When ABL was in London in 1872 he had obtained money from his mother (Note 5). Other writers have observed how prices would rocket when English "capitalists" arrived in town (Note 6). The Beaumont brothers' late father had inherited £50,000 (Note 7), some of which may well still have been washing around.

In 1881 ABL married, in Detroit, Michigan. Whether or not he had sold up, he certainly returned, for many years later when completing a census form in England, he noted that his elder daughter was born in Colorado City, Texas, and the younger in a place read as "Watnons" (which I suspect means Watrous, New Mexico).

Catherine Legard died in London in March 1887. Her will (Note 8) shows that her lawyers knew that money left to ABL (or to TRB) outright might end up in the hands of creditors.  Indeed, in Colorado shortly after this there were hearings in the District Court in Silver Cliff (Note 9).





So apparently the eldest brother had participated in the American investments somehow (if only as his mother's executor). Since 1857 HFB had been the owner of the Whitley Hall estate near Huddersfield. He had been a Member of Parliament since 1865. In the autumn of 1887 he travelled out to Colorado; he and TRB went to see ABL in southern Texas.


Incidentally on his way back, HFB went via Washington and had a brief face to face meeting with President Grover Cleveland (Washington Critic, December 3, 1887).

Sometime about 1891, for whatever reason, ABL returned to England. After a few months he took up residence in a house at Lepton, on his half-brother's estate. Weekly meetings of a charitable "Old Folks" group were held there, but two years later ABL had moved on, and the house was offered for sale or letting.


That is the last thing I have noted about ABL except that he went next to live at Bexley in Kent. His death was registered in Suffolk as late as 1933.

Perhaps the demise of the Whitley Beaumont estate was hastened by involvement in American investments.  It is far, far too early to draw conclusions, but does begin to look as though more money went to America than came back.

Main sources:
Legard, A.B., "Colorado" (London, 1872)
Colorado Historic Newspapers (online)
Colorado State Archives (catalogue online)
British Newspaper Archive (online)

(Note 1: "HPB" is Sir Harry Paul Burrard. About two years older than ABL, and probably richer (also then or later a member of the RYS), he too had been an officer in the 60th Foot.  HPB had a romantic reason for being at St. John - he married there about a fortnight after ABL's visit. Despite not going to Colorado then, HPB must have had some financial involvement with ABL and the Beaumonts in Colorado, as shown by his being the plaintiff in the 1889 case.)

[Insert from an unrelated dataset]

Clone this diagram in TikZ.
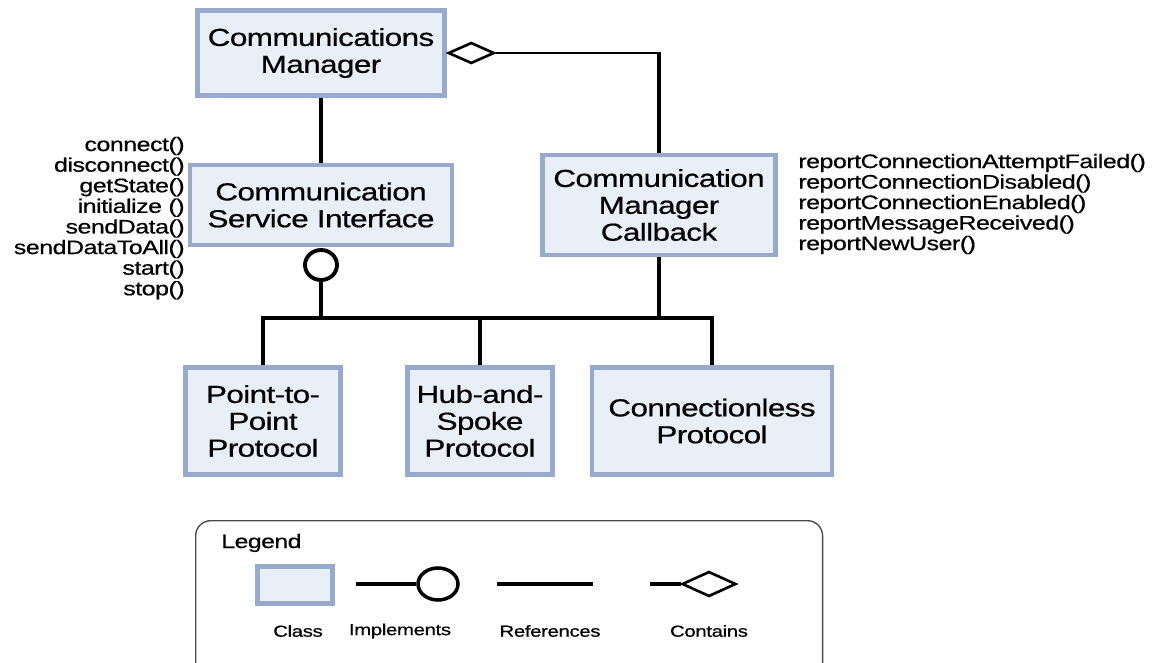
\documentclass[tikz,border=0pt]{standalone}
\usepackage{fontspec}
\setmainfont{Liberation Sans}[FakeStretch=1.28,LetterSpace=-2.5,FakeBold=0.6]
\usepackage{tikz}
\usetikzlibrary{shapes.geometric}

\definecolor{clsBorder}{RGB}{152,170,204}
\definecolor{clsFill}{RGB}{233,239,247}

\begin{document}
\begin{tikzpicture}[x=0.02cm,y=-0.02cm,
  cls/.style={draw=clsBorder,fill=clsFill,line width=2.8pt,align=center,inner sep=0pt,font=\fontsize{14}{15.3}\selectfont},
  ref/.style={line width=2.8pt},
  iface/.style={draw,ellipse,fill=white,inner sep=0pt,line width=2.2pt},
  agg/.style={draw,diamond,fill=white,inner sep=0pt,line width=1.5pt},
  meth/.style={inner sep=0pt,font=\fontsize{11.1}{12}\selectfont},
  lgd/.style={inner sep=0pt,font=\fontsize{9.1}{10}\selectfont}]
\useasboundingbox (0,0) rectangle (1161,663);

\node[cls,minimum width=4.94cm,minimum height=1.70cm] (cm) at (321,53) {Communications\\Manager};
\node[cls,minimum width=5.24cm,minimum height=1.60cm] (csi) at (321,205) {Communication\\Service Interface};
\node[cls,minimum width=4.66cm,minimum height=2.00cm] (cmc) at (659,205) {Communication\\Manager\\Callback};
\node[cls,minimum width=3.10cm,minimum height=2.14cm] (ptp) at (263,421) {Point-to-\\Point\\Protocol};
\node[cls,minimum width=2.90cm,minimum height=2.14cm] (has) at (480,421) {Hub-and-\\Spoke\\Protocol};
\node[cls,minimum width=4.80cm,minimum height=2.14cm] (cl) at (712,421) {Connectionless\\Protocol};

\node[iface,minimum width=0.64cm,minimum height=0.60cm] (csiport) at (321,265) {};
\node[agg,minimum width=0.92cm,minimum height=0.42cm,anchor=west] (cmagg) at (cm.east) {};
\coordinate (cmcorner) at (cmc.north |- cmagg.east);
\coordinate (bus) at (0,318);

\draw[ref] (cm.south) -- (csi.north);
\draw[line width=1.3pt] (cmagg.east) -- (cmcorner);
\draw[ref] ([yshift=0.65pt]cmcorner) -- (cmc.north);
\draw[ref] (csiport.south) -- (csiport.south |- bus);
\draw[ref] (cmc.south) -- (cmc.south |- bus);
\draw[ref] (ptp.north) -- (ptp.north |- bus) -- (cl.north |- bus) -- (cl.north);
\draw[ref] (has.north) -- (has.north |- bus);

\foreach \m [count=\i] in {connect(),disconnect(),getState(),initialize (),sendData(),sendDataToAll(),start(),stop()}
  \node[meth,anchor=east] (csim\i) at (185,{146+20.6*(\i-1)}) {\m};
\foreach \m [count=\i] in {reportConnectionAttemptFailed(),reportConnectionDisabled(),reportConnectionEnabled(),reportMessageReceived(),reportNewUser()}
  \node[meth,anchor=west] (cmcm\i) at (798,{163+20.5*(\i-1)}) {\m};

\node[draw=black!70,line width=0.8pt,rounded corners=0.3cm,minimum width=12.54cm,minimum height=3.4cm,anchor=north west] (legend) at (195,520) {};
\node[inner sep=0pt,anchor=west,font=\fontsize{11}{12}\selectfont] (legendtitle) at (221,543) {Legend};
\node[cls,minimum width=1.50cm,minimum height=0.74cm] (lcls) at (295,585) {};
\node[iface,line width=2pt,minimum width=0.80cm,minimum height=0.64cm] (limp) at (438,584) {};
\coordinate (limpstart) at (356,584);
\coordinate (lrefstart) at (497,584);
\coordinate (lrefend) at (593,584);
\node[agg,minimum width=1.08cm,minimum height=0.50cm] (lagg) at (709,584) {};
\coordinate (laggstart) at (650,584);
\draw[line width=2pt] (limpstart) -- (limp.west);
\draw[line width=2pt] (lrefstart) -- (lrefend);
\draw[line width=2pt] (laggstart) -- (lagg.west);
\node[lgd] (lclstext) at (298,631) {Class};
\node[lgd] (limptext) at (400,631) {Implements};
\node[lgd] (lreftext) at (550,631) {References};
\node[lgd] (laggtext) at (709,631) {Contains};
\end{tikzpicture}
\end{document}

(Note 2: Google will find good articles on the Texas Historical Association website by H. Allen Anderson on the "Pastores" and the "New Zealand Sheep Company." These mention "A.B. Ledgard" and I strongly suppose this to be in fact ABL. Anderson says that "A.B. Ledgard" was one of three British partners who had tried sheep-ranching in New Zealand, who arrived at San Francisco in 1870, bought large numbers of sheep, and operated in New Mexico and the Panhandle of Texas. ABL did indeed make use of contacts with experience of New Zealand (starting in 1872 with a man called Bevan), and was involved in large-scale sheep operations in those states. But I doubt if he had been to New Zealand. He was only 25 in 1872, and had been in the army).

(Note 3: James D. Legard visited Colorado in 1873, so "Legard Bros" is explained; Mr E. Beaumont is not identified, and I wonder if the initial should be H. HFB and TRB however had an uncle called Edward Blackett Beaumont.... An article in 1896 called Wet Mountain Valley the "Valley of the Second Sons," and said that the inhabitants lived rough lives (they had to chop their own wood, milk their own cows, etc), had opportunities for speculation, and were generally happy (eg The Globe 25 February 1896)).

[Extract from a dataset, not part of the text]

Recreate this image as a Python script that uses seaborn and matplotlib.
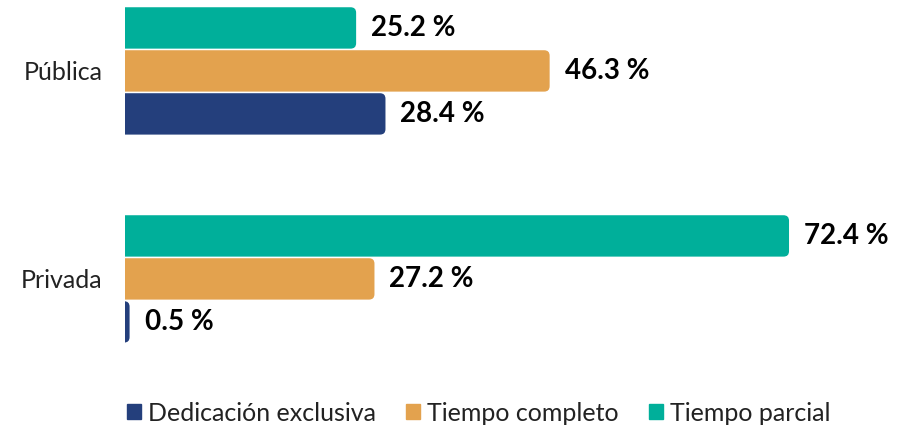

(Note 4. ABL was said to have 13,000 sheep at the Victoria Ranch, Panhandle, Texas in 1879 (Colorado Daily Chieftain); the articles by H. Allen Anderson place "A.B. Ledgard" at Alamocitos Creek in Oldham County, and say that he sold out in 1881.

(Note 5. Catherine Legard's will, made in 1884, states that she had already made such an advance, and also that she had personally lent him £200).

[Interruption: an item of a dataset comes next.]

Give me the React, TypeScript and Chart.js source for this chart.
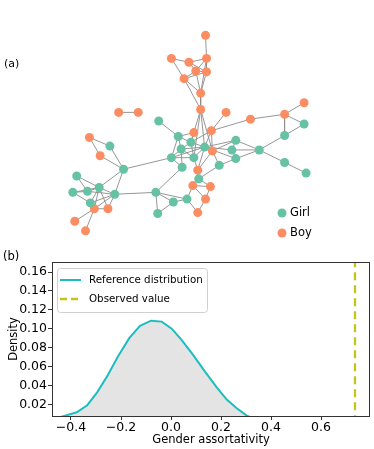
import React, { useEffect, useRef } from "react";
import { Chart, registerables } from "chart.js";

Chart.register(...registerables);

const FONT = "'DejaVu Sans', 'Liberation Sans', sans-serif";

// ---------- Panel (a): friendship network (layout coordinates) ----------
const boyX = [206, 171, 189, 207, 196, 207, 184, 201, 201, 227, 117, 137, 307, 252, 287, 194, 212, 213, 198, 193, 211, 206, 198, 92, 106, 72, 83, 87, 98];
const boyY = [32, 56, 60, 56, 69, 70, 77, 92, 109, 112, 112, 112, 102, 119, 114, 133, 131, 152, 172, 188, 189, 202, 216, 212, 212, 225, 235, 138, 157];
const girlX = [158, 307, 287, 261, 237, 233, 237, 287, 309, 178, 191, 205, 181, 171, 194, 220, 182, 199, 155, 187, 173, 157, 122, 74, 97, 70, 85, 113, 88, 108];
const girlY = [121, 124, 136, 151, 141, 151, 160, 164, 175, 137, 143, 148, 150, 159, 159, 167, 169, 181, 195, 202, 205, 217, 171, 178, 190, 195, 194, 197, 206, 147];

const edges = [
  "b1-b4", "b2-b3", "b2-b7", "b3-b4", "b3-b5", "b3-b6", "b4-b5", "b4-b6", "b5-b6", "b5-b7", "b6-b7",
  "b5-b8", "b6-b8", "b7-b8", "b8-b9", "b7-b9", "b4-b8",
  "b9-g12", "b9-b18", "b9-g11", "b9-g15",
  "b10-b17", "b17-b14", "b14-b15", "b15-b13", "b15-g2", "b15-g3", "g2-g3", "g3-g4",
  "g4-g5", "g4-g6", "g4-g7", "g4-g8", "g8-g9", "g5-g6", "g6-g7", "g5-g12", "g6-g12", "g7-g12", "g7-g16", "g5-b18",
  "b11-b12",
  "g1-g10", "b16-g10", "b16-g11", "b17-g12", "b17-b18", "b17-g11",
  "g10-g11", "g10-g13", "g10-g14", "g11-g12", "g11-g13", "g11-g15", "g12-g13", "g12-g15", "g12-g14",
  "g13-g15", "g14-g15", "g13-g14", "g14-g17", "g13-g17", "g14-g23",
  "g17-g19", "b18-g16", "b18-g12", "g16-g18", "b18-b19", "g15-b19", "g12-b19", "b19-g18",
  "g18-b20", "g18-b21", "b20-b21", "b20-b22", "b21-b22", "b20-g20", "g20-g21", "g19-g21", "g19-g22",
  "g21-g22", "g20-b23", "b22-b23", "g19-g20",
  "g19-g28", "g23-g28", "g23-g25", "g23-g30", "b28-g30", "b28-b29", "b29-g23",
  "g24-g25", "g24-g27", "g26-g27", "g26-g29", "g27-g25", "g25-g28", "g27-g28", "g25-g29",
  "g29-b24", "g25-b24", "g25-b25", "g28-b24", "g28-b25", "b24-b25", "b24-b26", "b24-b27", "g29-g28", "g26-g25",
];

const groupLabels = ["Girl", "Boy"];
const girlColor = "#66c2a5";
const boyColor = "#fc8d62";

// ---------- Panel (b): density of gender assortativity ----------
const assortX = [-0.46, -0.424, -0.377, -0.335, -0.297, -0.257, -0.211, -0.167, -0.124, -0.08, -0.037, 0.003, 0.043, 0.089, 0.136, 0.183, 0.223, 0.263, 0.303, 0.34];
const densityY = [0.005, 0.008, 0.0115, 0.019, 0.032, 0.049, 0.071, 0.09, 0.103, 0.1085, 0.1075, 0.1, 0.088, 0.072, 0.0545, 0.038, 0.025, 0.0158, 0.008, 0.004];
const observedValue = 0.736;
const xTicks = [-0.4, -0.2, 0.0, 0.2, 0.4, 0.6];
const yTicks = [0.02, 0.04, 0.06, 0.08, 0.1, 0.12, 0.14, 0.16];
const seriesLabels = ["Reference distribution", "Observed value"];
const curveColor = "#1dbdbf";
const observedColor = "#c4c41a";

function nodePos(id: string) {
  const k = parseInt(id.slice(1), 10) - 1;
  return id[0] === "b" ? { x: boyX[k], y: boyY[k] } : { x: girlX[k], y: girlY[k] };
}

const panelAPlugin = {
  id: "panelA",
  afterDraw(chart: any) {
    const ctx = chart.ctx;
    ctx.save();
    ctx.fillStyle = "#000";
    ctx.font = `11px ${FONT}`;
    ctx.textBaseline = "middle";
    ctx.textAlign = "left";
    ctx.fillText("(a)", 4, 64);
    const colors = [girlColor, boyColor];
    const ys = [213, 233];
    groupLabels.forEach((lab, i) => {
      ctx.beginPath();
      ctx.fillStyle = colors[i];
      ctx.arc(282, ys[i], 4.5, 0, Math.PI * 2);
      ctx.fill();
      ctx.fillStyle = "#000";
      ctx.font = `11.5px ${FONT}`;
      ctx.fillText(lab, 290, ys[i] + 0.5);
    });
    ctx.restore();
  },
};

const panelBPlugin = {
  id: "panelB",
  afterDraw(chart: any) {
    const ctx = chart.ctx;
    const { left, top, right, bottom } = chart.chartArea;
    ctx.save();
    ctx.strokeStyle = "#333";
    ctx.lineWidth = 1;
    ctx.strokeRect(left + 0.5, top + 0.5, right - left - 1, bottom - top);
    // panel label
    ctx.fillStyle = "#000";
    ctx.font = `11.5px ${FONT}`;
    ctx.textBaseline = "middle";
    ctx.textAlign = "left";
    ctx.fillText("(b)", 3, 12);
    // legend
    ctx.beginPath();
    if (ctx.roundRect) ctx.roundRect(57.5, 23.5, 150, 44, 3);
    else ctx.rect(57.5, 23.5, 150, 44);
    ctx.fillStyle = "rgba(255,255,255,0.85)";
    ctx.fill();
    ctx.strokeStyle = "#d0d0d0";
    ctx.lineWidth = 1;
    ctx.stroke();
    const rows = [35, 54];
    ctx.lineWidth = 2;
    ctx.strokeStyle = curveColor;
    ctx.setLineDash([]);
    ctx.beginPath();
    ctx.moveTo(60, rows[0]);
    ctx.lineTo(81, rows[0]);
    ctx.stroke();
    ctx.strokeStyle = observedColor;
    ctx.lineWidth = 2.3;
    ctx.setLineDash([7, 4]);
    ctx.beginPath();
    ctx.moveTo(60, rows[1]);
    ctx.lineTo(81, rows[1]);
    ctx.stroke();
    ctx.setLineDash([]);
    ctx.fillStyle = "#000";
    ctx.font = `10.3px ${FONT}`;
    seriesLabels.forEach((lab, i) => ctx.fillText(lab, 89, rows[i] + 0.5));
    ctx.restore();
  },
};

const fmtTick = (v: number, d: number) => {
  const s = Number(v).toFixed(d);
  return s.startsWith("-") ? "\u2212" + s.slice(1) : s;
};

export default function App() {
  const refA = useRef<HTMLCanvasElement | null>(null);
  const refB = useRef<HTMLCanvasElement | null>(null);

  useEffect(() => {
    const edgeData: { x: number; y: number }[] = [];
    edges.forEach((e) => {
      const [a, b] = e.split("-");
      edgeData.push(nodePos(a), nodePos(b), { x: NaN, y: NaN });
    });

    const chartA = new Chart(refA.current as HTMLCanvasElement, {
      type: "scatter",
      data: {
        datasets: [
          {
            label: groupLabels[0],
            data: girlX.map((x, i) => ({ x, y: girlY[i] })),
            backgroundColor: girlColor,
            borderWidth: 0,
            pointRadius: 4.5,
            order: 0,
          },
          {
            label: groupLabels[1],
            data: boyX.map((x, i) => ({ x, y: boyY[i] })),
            backgroundColor: boyColor,
            borderWidth: 0,
            pointRadius: 4.5,
            order: 1,
          },
          {
            label: "edges",
            data: edgeData,
            showLine: true,
            spanGaps: false,
            pointRadius: 0,
            borderColor: "rgba(140,140,140,0.9)",
            borderWidth: 1,
            order: 5,
          } as any,
        ],
      },
      options: {
        responsive: false,
        animation: false,
        events: [],
        layout: { padding: 0 },
        scales: {
          x: { type: "linear", display: false, min: 0, max: 374 },
          y: { type: "linear", display: false, min: 0, max: 245, reverse: true },
        },
        plugins: { legend: { display: false }, tooltip: { enabled: false } },
      },
      plugins: [panelAPlugin],
    });

    const chartB = new Chart(refB.current as HTMLCanvasElement, {
      type: "line",
      data: {
        datasets: [
          {
            label: seriesLabels[0],
            data: assortX.map((x, i) => ({ x, y: densityY[i] })),
            borderColor: curveColor,
            borderWidth: 2,
            backgroundColor: "#e4e4e4",
            fill: "start",
            pointRadius: 0,
            tension: 0,
            order: 1,
          },
          {
            label: seriesLabels[1],
            data: [
              { x: observedValue, y: 0 },
              { x: observedValue, y: 0.2 },
            ],
            borderColor: observedColor,
            borderWidth: 2.3,
            borderDash: [8, 5],
            pointRadius: 0,
            fill: false,
            order: 0,
          },
        ],
      },
      options: {
        responsive: false,
        animation: false,
        events: [],
        layout: { padding: { top: 17, right: 4, left: 0, bottom: 0 } },
        scales: {
          x: {
            type: "linear",
            min: -0.476,
            max: 0.796,
            afterBuildTicks: (scale: any) => {
              scale.ticks = xTicks.map((v) => ({ value: v }));
            },
            afterFit: (scale: any) => {
              scale.height = 33;
            },
            ticks: {
              callback: (v: any) => fmtTick(v, 1),
              color: "#000",
              font: { family: FONT, size: 12.5 },
              padding: 0,
              maxRotation: 0,
              autoSkip: false,
            },
            grid: { drawOnChartArea: false, drawTicks: true, tickLength: 4, color: "#333" },
            border: { display: false },
            title: {
              display: true,
              text: "Gender assortativity",
              color: "#000",
              font: { family: FONT, size: 11.5 },
              padding: { top: 0, bottom: 2 },
            },
          },
          y: {
            type: "linear",
            min: 0.0076,
            max: 0.1706,
            afterBuildTicks: (scale: any) => {
              scale.ticks = yTicks.map((v) => ({ value: v }));
            },
            afterFit: (scale: any) => {
              scale.width = 52;
            },
            ticks: {
              callback: (v: any) => fmtTick(v, 2),
              color: "#000",
              font: { family: FONT, size: 12.5 },
              padding: 1,
              autoSkip: false,
            },
            grid: { drawOnChartArea: false, drawTicks: true, tickLength: 4, color: "#333" },
            border: { display: false },
            title: {
              display: true,
              text: "Density",
              color: "#000",
              font: { family: FONT, size: 11.5 },
              padding: { top: 7, bottom: 0 },
            },
          },
        },
        plugins: { legend: { display: false }, tooltip: { enabled: false } },
      },
      plugins: [panelBPlugin],
    });

    return () => {
      chartA.destroy();
      chartB.destroy();
    };
  }, []);

  return (
    <div style={{ position: "absolute", left: 0, top: 0, width: 374, height: 449, background: "#fff" }}>
      <canvas ref={refA} width={374} height={245} style={{ position: "absolute", left: 0, top: 0, display: "block" }} />
      <canvas ref={refB} width={374} height={204} style={{ position: "absolute", left: 0, top: 245, display: "block" }} />
    </div>
  );
}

(Note 6. Clark C. Spence, in British Investments and the American Mining Frontier, 1860-1901, says this about "titled persons from London," who stayed in the "best rooms of the best hotels." Spence was talking about mining interests, but it makes little difference. He expressly mentions ABL's formula (ultimately, from "Colorado" p. 67) for negotiating with Yankees, which was that they would settle for a sixth of the asking price. But they would have wised up and asked twenty times!)

(Note 7. Middleton v. Losh. This case shows that HFB's and TRB's grandparents had left an enormous total of £200,000 between four younger sons, one of whom was their father).

(Note 8. Proved in London 29 June 1887 by HFB and Rev. Richard Cholmondeley, the husband of the elder Beaumont sister, Emily).

(Note 9. Only from newspaper reports - Silver Cliff Rustler, 1887 and 1889) [I know of no connexion with Allen J Beaumont, who is prominent in the Colorado papers at this period])

(Note 10. It was suggested - Frank Barnes, Priory Demesne to University Campus..., (1993) p.202 - that Capt. Legard had an earlier wife, who had died. There is some muddle there, resolving which is outside the scope of this note).